5/10
Roz turns back to drama with this variation of "Craig's Wife".
29 November 2014
Warning: Spoilers
If "The Lizard of Roz" reputation for Frederick Brisson ever needed any more evidence, then look no further than a scene where Rosalind Russell visits a music store in this film version of the hit Broadway play by Peter Shaffer. In the background, clearly visible, is the movie soundtrack for "Auntie Mame", Roz's drawing and name obvious. The fact that she's in a grayish blonde wig makes no difference. She's still the tall, statuesque matron, even if her character is closer to the Upsons than Mame Dennis. In a sense, she's also closer to the Joan Crawford variation of Harriet Craig, the cold society matron who only wanted a perfect house and home, dominating her husband, and in her case here, her two children.

Louise Harrington (a soap opera name if I've ever heard one) is charming on the outside, but inside where it counts is absolutely miserable. She's desperately lonely, calculating, grasping and controlling, living a loveless marriage with furniture company owner husband Jack Hawkins. Her son (Richard Beymer) is visiting from Harvard, and her teenaged daughter (Annette Gorman) is undergoing adolescent issues even though she seems to be the most normal in the family. Roz is consumed with everything European and old style charm, and has employed a tutor (an excellent Maximillian Schell) for Gorman. Beymer is instantly suspicious of Schell, and as he observes the relationship between his parents, he realizes that the family is undergoing a psychological hell that mom seems to be clearly responsible for.

Husband and wife seem to really have nothing in common. He's a typical guy, interested not in the cultural aspirations of his totally pretentious wife, and determined to have a typical father/son relationship with Beymer who is clearly undergoing problems from this latest visit home. The problem with Beymer's performance is that he is trying too hard to be an actor here rather than the character, and at times, his performance is totally forced. Someone like either Warren Beatty or Beymer's "West Side Story" co-star Russ Tamblyn would have been a more ideal choice for that part. Beymer consistently received bad reviews for his performances, and while he's certainly the right age, handsome and distinguished, he is totally lost amongst the professional looking Russell, Hawkins and Schell. When Hawkins accuses Russell of turning their son into a mama's boy, the opening is there to make it appear that Beymer's character might be gay, and indeed, there is never any reference to any women in his life other than his mother and sister.

At times, too, there are looks between Beymer and Schell which appear that there might be some sexual energy between them. Schell's character is obviously obsessed with the family, confiding the truth about his own clan from Germany to Beymer.
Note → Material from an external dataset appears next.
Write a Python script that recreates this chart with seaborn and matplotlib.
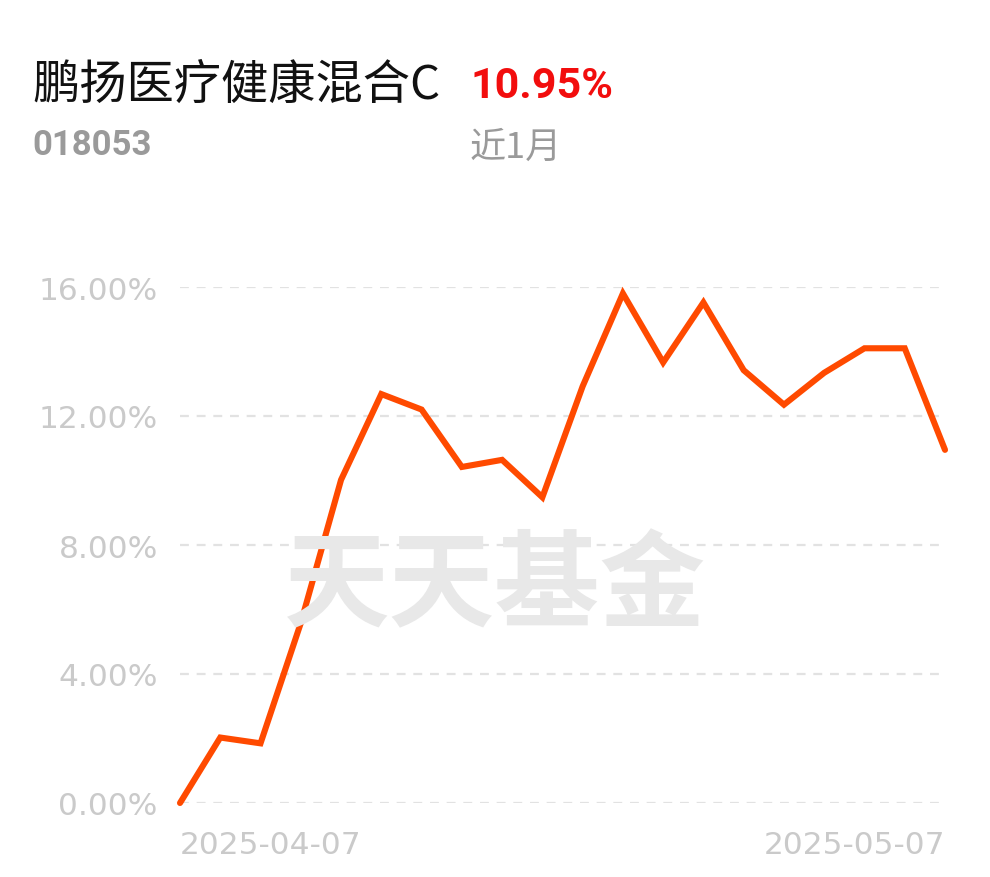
import matplotlib
matplotlib.use("Agg")
import matplotlib.pyplot as plt
import pandas as pd
import seaborn as sns

# fund info
fund_name = "鹏扬医疗健康混合C"
fund_code = "018053"
period_label = "近1月"
period_return = "10.95%"

# trading days and cumulative return (%)
dates = [
    "2025-04-07", "2025-04-08", "2025-04-09", "2025-04-10", "2025-04-11",
    "2025-04-14", "2025-04-15", "2025-04-16", "2025-04-17", "2025-04-18",
    "2025-04-21", "2025-04-22", "2025-04-23", "2025-04-24", "2025-04-25",
    "2025-04-28", "2025-04-29", "2025-04-30", "2025-05-06", "2025-05-07",
]
returns = [
    0.00, 2.03, 1.85, 5.58, 10.02,
    12.68, 12.20, 10.42, 10.64, 9.48,
    12.92, 15.80, 13.66, 15.52, 13.42,
    12.35, 13.34, 14.10, 14.10, 10.95,
]
y_ticks = [0, 4, 8, 12, 16]

df = pd.DataFrame({"date": dates, "ret": returns})
df["pos"] = range(len(df))

sns.set_style("white")
plt.rcParams["font.family"] = ["Noto Sans CJK SC", "DejaVu Sans"]

fig = plt.figure(figsize=(9.9, 8.78), dpi=100)
ax = fig.add_axes([180 / 990, 1 - 804 / 878, 765 / 990, 516 / 878])

# watermark
fig.text(0.50, 1 - 588 / 878, "天天基金", ha="center", va="center",
         fontsize=76, fontweight="black", color="#e8e8e8", zorder=0)
ax.patch.set_alpha(0)

sns.lineplot(data=df, x="pos", y="ret", color="#ff4a00", linewidth=4.4,
             ax=ax, clip_on=False, solid_joinstyle="miter")

tick_color = "#cacaca"
ax.set_xlim(0, len(df) - 1)
ax.set_ylim(0, 16)
ax.set_yticks(y_ticks)
ax.set_yticklabels([f"{t:.2f}%" for t in y_ticks], fontsize=22.5,
                   color=tick_color, family="DejaVu Sans")
ax.tick_params(axis="y", length=0, pad=16)
ax.set_xticks([])
for y in y_ticks:
    ax.axhline(y, color="#e2e2e2", linewidth=1.6, linestyle=(0, (4, 3.5)),
               zorder=0)
for s in ax.spines.values():
    s.set_visible(False)
ax.set_xlabel("")
ax.set_ylabel("")

# first / last date labels
ax.text(0, -1.3, dates[0], ha="left", va="center", fontsize=22.5,
        color=tick_color, family="DejaVu Sans")
ax.text(len(df) - 1, -1.3, dates[-1], ha="right", va="center", fontsize=22.5,
        color=tick_color, family="DejaVu Sans")

# header
fig.text(32 / 990, 1 - 86 / 878, fund_name, ha="left", va="center",
         fontsize=34, color="#111111")
fig.text(470 / 990, 1 - 87 / 878, period_return, ha="left", va="center",
         fontsize=31, fontweight="bold", color="#f20d0d",
         family=["Roboto", "DejaVu Sans"])
fig.text(32 / 990, 1 - 146 / 878, fund_code, ha="left", va="center",
         fontsize=25, fontweight="bold", color="#9a9a9a",
         family=["Roboto", "DejaVu Sans"])
fig.text(470 / 990, 1 - 148 / 878, period_label, ha="left", va="center",
         fontsize=26, color="#9a9a9a")

fig.savefig("out.png", dpi=100, facecolor="white")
When he makes his feelings towards Russell known, the indication is there that he too has his own psychological issues and that he is reaching out to find love wherever he can. When Schell tries to console an obviously intoxicated Beymer, it is clear that the magnetism between them is more than Russell's belief that her son is simply jealous of him. Another scene between Beymer and Hawkins gives a dynamic to the family's decay, with Hawkins unable to get Beymer to open up to him about anything other than his having found his mother and the handsome professor in a compromising position. When Russell indicates that her son is jealous, it's not because of the attention that Schell gives her, it is more the fact that he wants the attention. Of course, this is never verbally brought out into the open, so any hints of a gay subtext can only be called speculation.

Mixed moods and black and white photography (clearly calling for color) are other issues with this film, although the black and white photography can be construed as a metaphor for the character's colorless lives. Russell is certainly commanding, but her character's sudden changes from happy to harpy to harried make her difficult to accept and believe in. Annette Gorman does her best with a rather underdeveloped character, but a scene where she has a breakdown after a beach scene adds only more confusion to character details not expressed other than to give this character something more to do than comment on the fact that she realizes that her parents really hate each other. The final sequences never really give a satisfactory conclusion to the strange situation which takes place here, and strange direction by Daniel Mann makes it clear that maybe this play belonged more on the stage and could never work as a film. Over all, it is a fascinating failure.